*Input rows*:
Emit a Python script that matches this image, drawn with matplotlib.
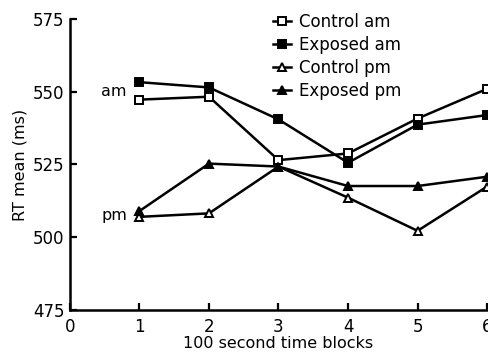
import numpy as np
import matplotlib
matplotlib.use('Agg')
import matplotlib.pyplot as plt

# data
blocks = [1, 2, 3, 4, 5, 6]
control_am = [547.3, 548.3, 526.5, 528.8, 540.8, 551.0]
exposed_am = [553.3, 551.5, 540.5, 525.6, 538.7, 542.0]
control_pm = [507.0, 508.2, 524.3, 513.6, 502.2, 517.4]
exposed_pm = [509.0, 525.3, 524.3, 517.6, 517.6, 520.8]

x_ticks = [0, 1, 2, 3, 4, 5, 6]
y_ticks = [475, 500, 525, 550, 575]

plt.rcParams['font.family'] = ['DejaVu Sans']

fig = plt.figure(figsize=(4.89, 3.53), dpi=100)
ax = fig.add_axes([0.143, 0.122, 0.853, 0.824])

kw = dict(color='black', linewidth=1.8, markeredgewidth=1.4)
ax.plot(blocks, control_am, marker='s', markersize=6, markerfacecolor='white',
        label='Control am', **kw)
ax.plot(blocks, exposed_am, marker='s', markersize=6, markerfacecolor='black',
        label='Exposed am', **kw)
ax.plot(blocks, control_pm, marker='^', markersize=6, markerfacecolor='white',
        label='Control pm', **kw)
ax.plot(blocks, exposed_pm, marker='^', markersize=6, markerfacecolor='black',
        label='Exposed pm', **kw)

ax.text(0.82, 550, 'am', fontsize=11.5, ha='right', va='center')
ax.text(0.82, 507.5, 'pm', fontsize=11.5, ha='right', va='center')

ax.set_xlim(0, 6)
ax.set_ylim(475, 575)
ax.set_xticks(x_ticks)
ax.set_yticks(y_ticks)
ax.tick_params(direction='in', length=5, width=1.6, labelsize=12, pad=4)
ax.xaxis.set_tick_params(pad=6)
for s in ['top', 'right']:
    ax.spines[s].set_visible(False)
for s in ['left', 'bottom']:
    ax.spines[s].set_linewidth(1.8)

ax.set_xlabel('100 second time blocks', fontsize=11.5, labelpad=0)
ax.set_ylabel('RT mean (ms)', fontsize=11.5, labelpad=4)

leg = ax.legend(loc='upper left', bbox_to_anchor=(0.47, 1.045), frameon=False,
                fontsize=12, handlelength=1.1, handletextpad=0.5,
                labelspacing=0.3, borderaxespad=0)

fig.savefig('out.png', dpi=100)
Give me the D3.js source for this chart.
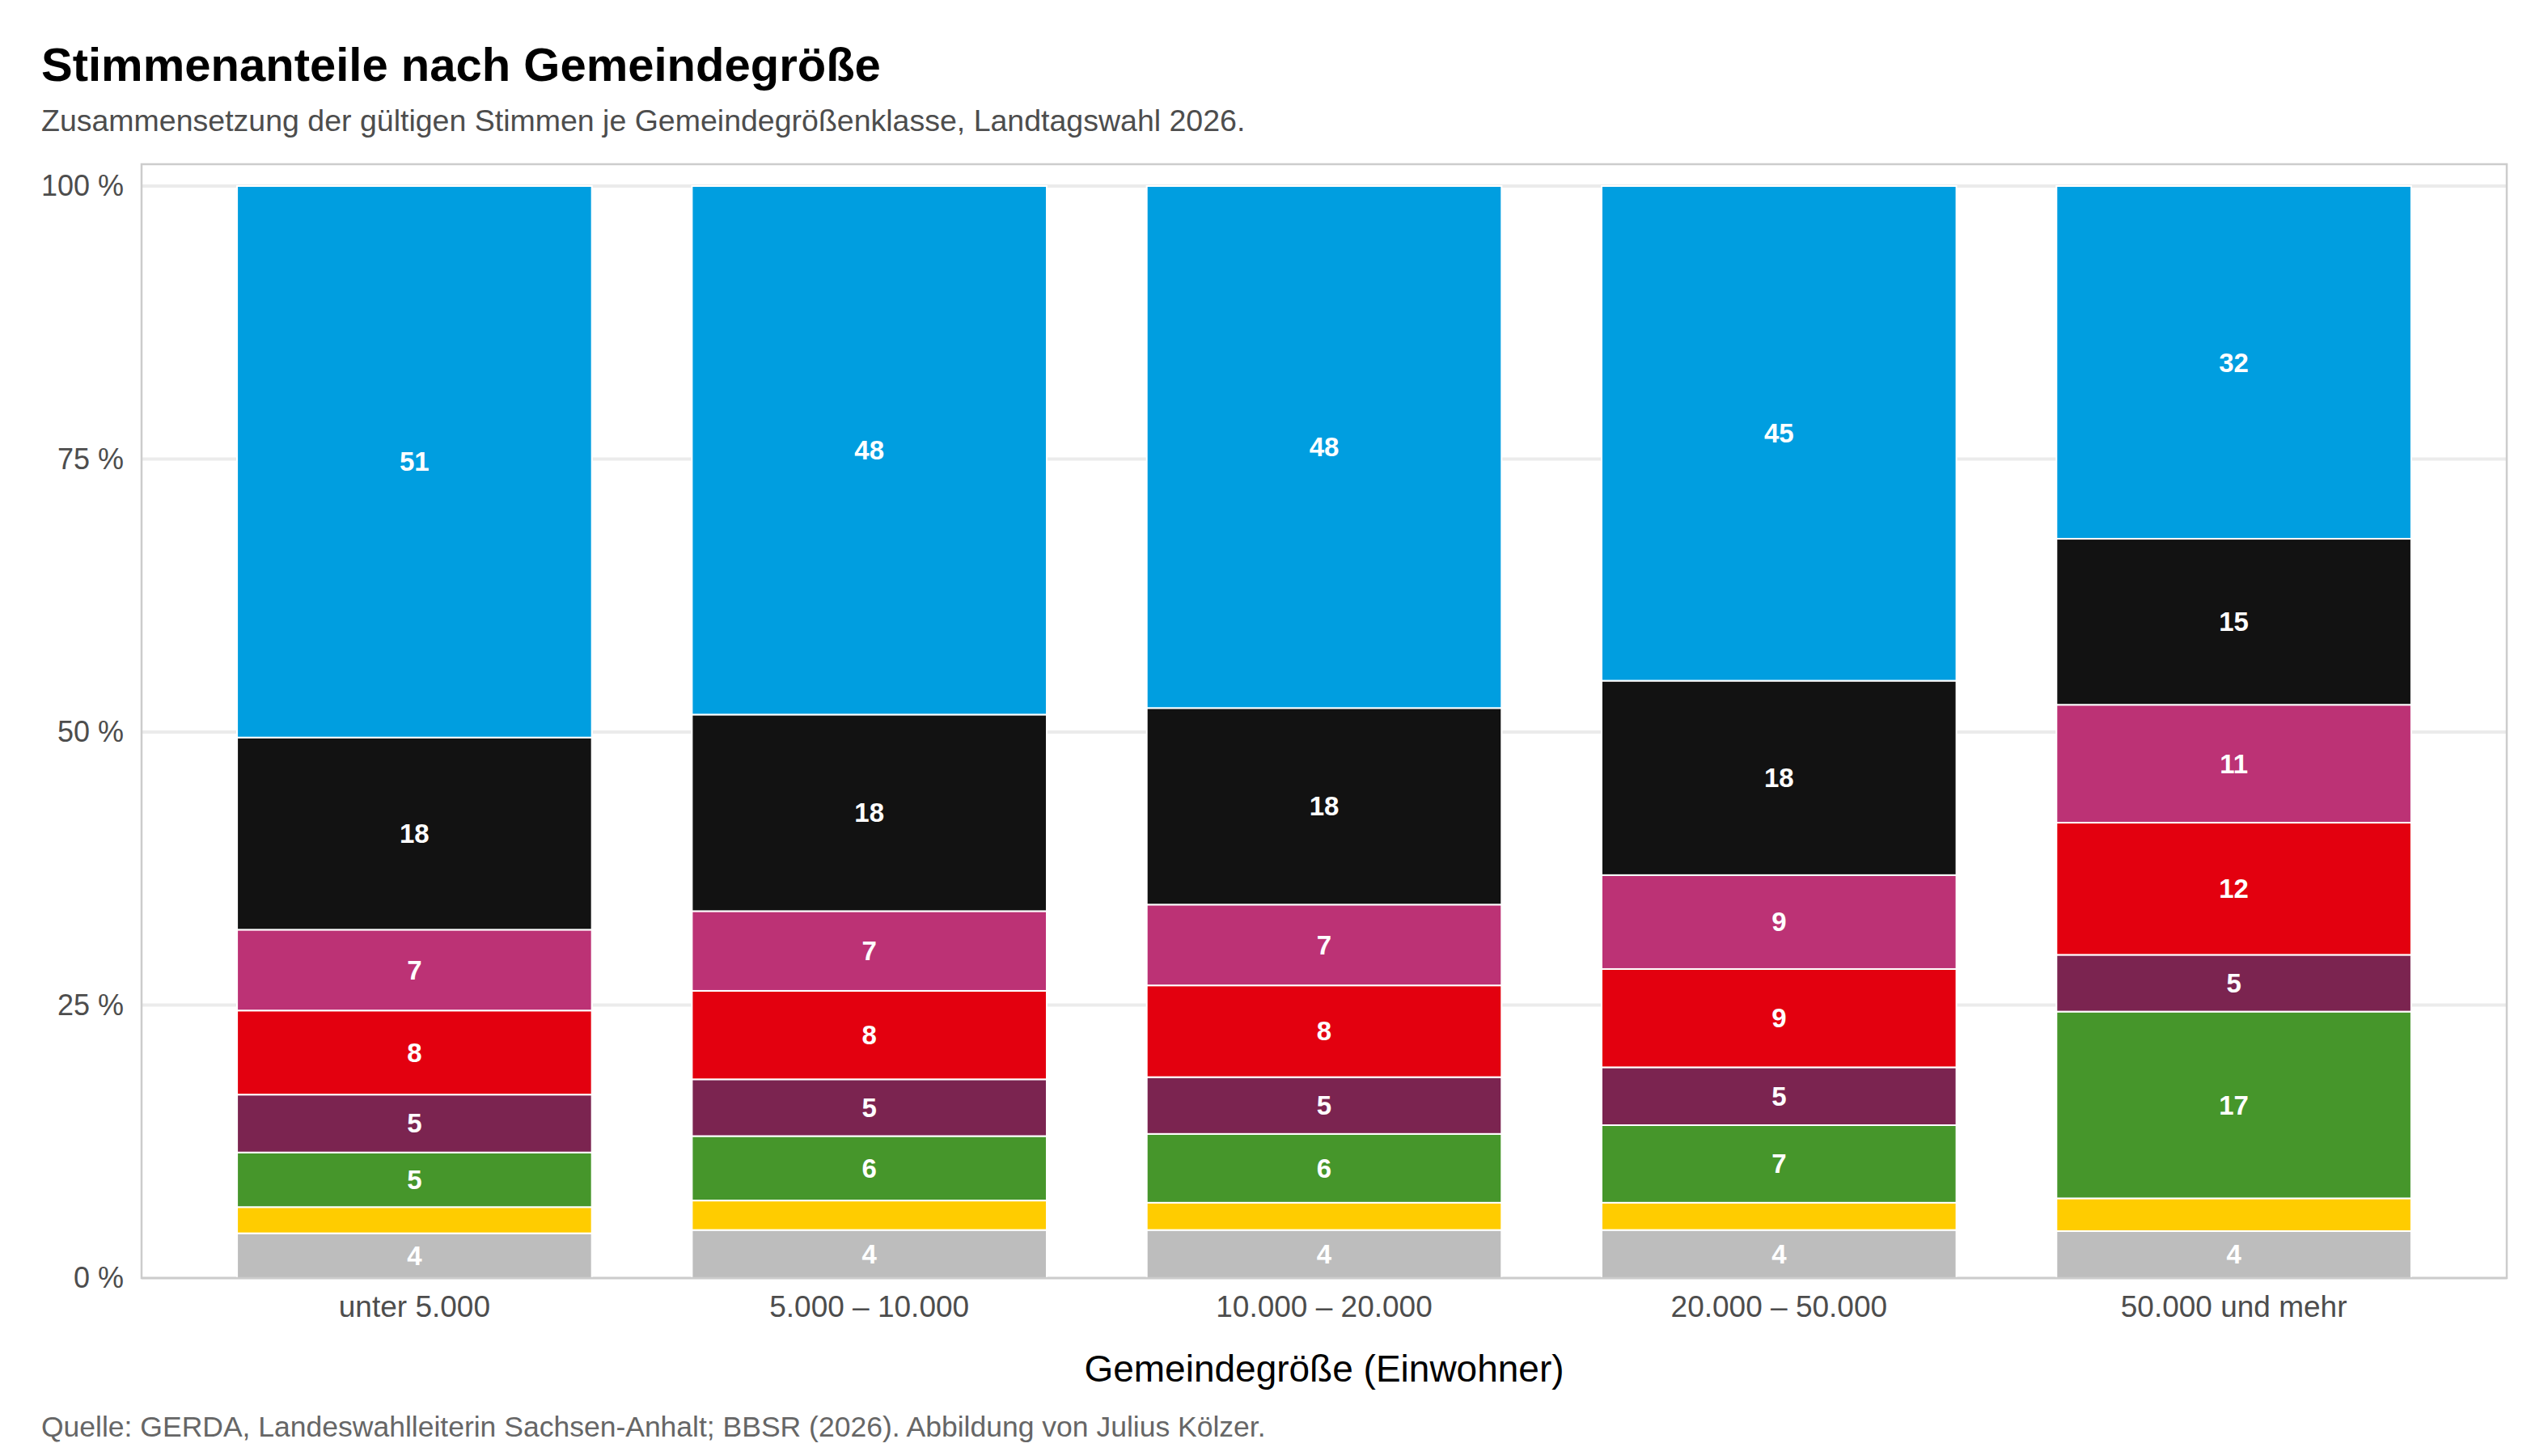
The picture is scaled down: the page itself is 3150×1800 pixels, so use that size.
<!DOCTYPE html>
<html lang="de">
<head>
<meta charset="utf-8">
<title>Stimmenanteile nach Gemeindegröße</title>
<script src="https://cdn.jsdelivr.net/npm/d3@7"></script>
<style>
  html, body { margin: 0; padding: 0; background: #fff; }
  svg { display: block; font-family: "Liberation Sans", Arial, Helvetica, sans-serif; }
</style>
</head>
<body>
<div id="chart"></div>
<script>
// Gemeindegrößenklassen (x-Achse)
var categories = ["unter 5.000", "5.000 – 10.000", "10.000 – 20.000", "20.000 – 50.000", "50.000 und mehr"];

// Parteien, von unten nach oben gestapelt
var parties = ["Sonstige", "FDP", "Grüne", "Linke", "SPD", "BSW", "CDU", "AfD"];
var partyColors = ["#bdbdbd", "#ffcc00", "#46962b", "#7b2450", "#e3000f", "#bc3275", "#121212", "#009ee0"];

// Stimmenanteile in %, je Gemeindegrößenklasse
var sonstige = [4.1, 4.4, 4.4, 4.4, 4.3];
var fdp      = [2.4, 2.7, 2.5, 2.5, 3.0];
var gruene   = [5.0, 5.9, 6.3, 7.1, 17.1];
var linke    = [5.3, 5.2, 5.2, 5.3, 5.2];
var spd      = [7.7, 8.1, 8.4, 9.0, 12.1];
var bsw      = [7.4, 7.3, 7.4, 8.6, 10.8];
var cdu      = [17.6, 18.0, 18.0, 17.8, 15.2];
var afd      = [50.5, 48.4, 47.8, 45.3, 32.3];

var yTicks = [0, 25, 50, 75, 100];

(function() {
    "use strict";

    var seriesValues = [sonstige, fdp, gruene, linke, spd, bsw, cdu, afd];
    var rows = categories.map(function(c, i) {
        var row = { category: c };
        parties.forEach(function(p, j) { row[p] = seriesValues[j][i]; });
        return row;
    });

    var width = 3150, height = 1800;
    var margin = { top: 203, right: 51, bottom: 220, left: 175 };
    var plotBottom = height - margin.bottom;

    var svg = d3.select("#chart").append("svg")
        .attr("width", width)
        .attr("height", height)
        .attr("viewBox", [0, 0, width, height]);

    svg.append("rect").attr("width", width).attr("height", height).attr("fill", "#fff");

    var x = d3.scaleBand()
        .domain(categories)
        .range([margin.left, width - margin.right])
        .paddingInner(0.22)
        .paddingOuter(0.21);

    // 2 % Luft oben wie im Original
    var y = d3.scaleLinear()
        .domain([0, 102])
        .range([plotBottom, margin.top]);

    var color = d3.scaleOrdinal().domain(parties).range(partyColors);

    // Gitterlinien
    svg.append("g")
        .attr("class", "grid")
        .selectAll("line")
        .data(yTicks)
        .join("line")
        .attr("x1", margin.left)
        .attr("x2", width - margin.right)
        .attr("y1", function(d) { return y(d); })
        .attr("y2", function(d) { return y(d); })
        .attr("stroke", "#ebebeb")
        .attr("stroke-width", 4);

    var stacked = d3.stack().keys(parties)(rows);

    var layer = svg.append("g")
        .attr("class", "bars")
        .selectAll("g")
        .data(stacked)
        .join("g")
        .attr("fill", function(d) { return color(d.key); });

    layer.selectAll("rect")
        .data(function(d) { return d; })
        .join("rect")
        .attr("x", function(d) { return x(d.data.category); })
        .attr("width", x.bandwidth())
        .attr("y", function(d) { return y(d[1]); })
        .attr("height", function(d) { return y(d[0]) - y(d[1]); })
        .attr("stroke", "#ffffff")
        .attr("stroke-width", 2);

    // Werte-Beschriftung in den Segmenten (kleine Anteile ohne Zahl)
    layer.selectAll("text")
        .data(function(d) { return d.filter(function(s) { return s[1] - s[0] >= 3.5; }); })
        .join("text")
        .attr("x", function(d) { return x(d.data.category) + x.bandwidth() / 2; })
        .attr("y", function(d) { return y((d[0] + d[1]) / 2); })
        .attr("text-anchor", "middle")
        .attr("dominant-baseline", "central")
        .attr("fill", "#ffffff")
        .style("font-size", "33px")
        .style("font-weight", "bold")
        .text(function(d) { return Math.round(d[1] - d[0]); });

    // Panel-Rahmen
    svg.append("rect")
        .attr("x", margin.left)
        .attr("y", margin.top)
        .attr("width", width - margin.right - margin.left)
        .attr("height", plotBottom - margin.top)
        .attr("fill", "none")
        .attr("stroke", "#cccccc")
        .attr("stroke-width", 2.5);

    // Achsen
    var yAxis = svg.append("g")
        .attr("transform", "translate(" + margin.left + ",0)")
        .call(d3.axisLeft(y).tickValues(yTicks).tickSize(0).tickPadding(22)
            .tickFormat(function(d) { return d + " %"; }));
    yAxis.select(".domain").remove();
    yAxis.selectAll("text")
        .attr("fill", "#4d4d4d")
        .style("font-size", "36px")
        .style("font-family", "'Liberation Sans', Arial, sans-serif");

    var xAxis = svg.append("g")
        .attr("transform", "translate(0," + plotBottom + ")")
        .call(d3.axisBottom(x).tickSize(0).tickPadding(22));
    xAxis.select(".domain").remove();
    xAxis.selectAll("text")
        .attr("fill", "#4d4d4d")
        .style("font-size", "37px")
        .style("font-family", "'Liberation Sans', Arial, sans-serif");

    // Texte
    svg.append("text")
        .attr("x", (margin.left + width - margin.right) / 2)
        .attr("y", 1708)
        .attr("text-anchor", "middle")
        .attr("fill", "#000")
        .style("font-size", "46px")
        .text("Gemeindegröße (Einwohner)");

    svg.append("text")
        .attr("x", 51)
        .attr("y", 100)
        .attr("fill", "#000")
        .style("font-size", "58px")
        .style("font-weight", "bold")
        .text("Stimmenanteile nach Gemeindegröße");

    svg.append("text")
        .attr("x", 51)
        .attr("y", 162)
        .attr("fill", "#4d4d4d")
        .style("font-size", "37.5px")
        .text("Zusammensetzung der gültigen Stimmen je Gemeindegrößenklasse, Landtagswahl 2026.");

    svg.append("text")
        .attr("x", 51)
        .attr("y", 1776)
        .attr("fill", "#666666")
        .style("font-size", "35.5px")
        .text("Quelle: GERDA, Landeswahlleiterin Sachsen-Anhalt; BBSR (2026). Abbildung von Julius Kölzer.");
})();
</script>
</body>
</html>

*Goal*:
Start at the top of the entries and repeat each line exactly, ending at the line that contains "import matplotlib.pyplot as plt". Pictures are not part of the copy.

*The answer*:
Emit a Python script that matches this image, drawn with matplotlib.
import numpy as np
import matplotlib
matplotlib.use('Agg')
import matplotlib.pyplot as plt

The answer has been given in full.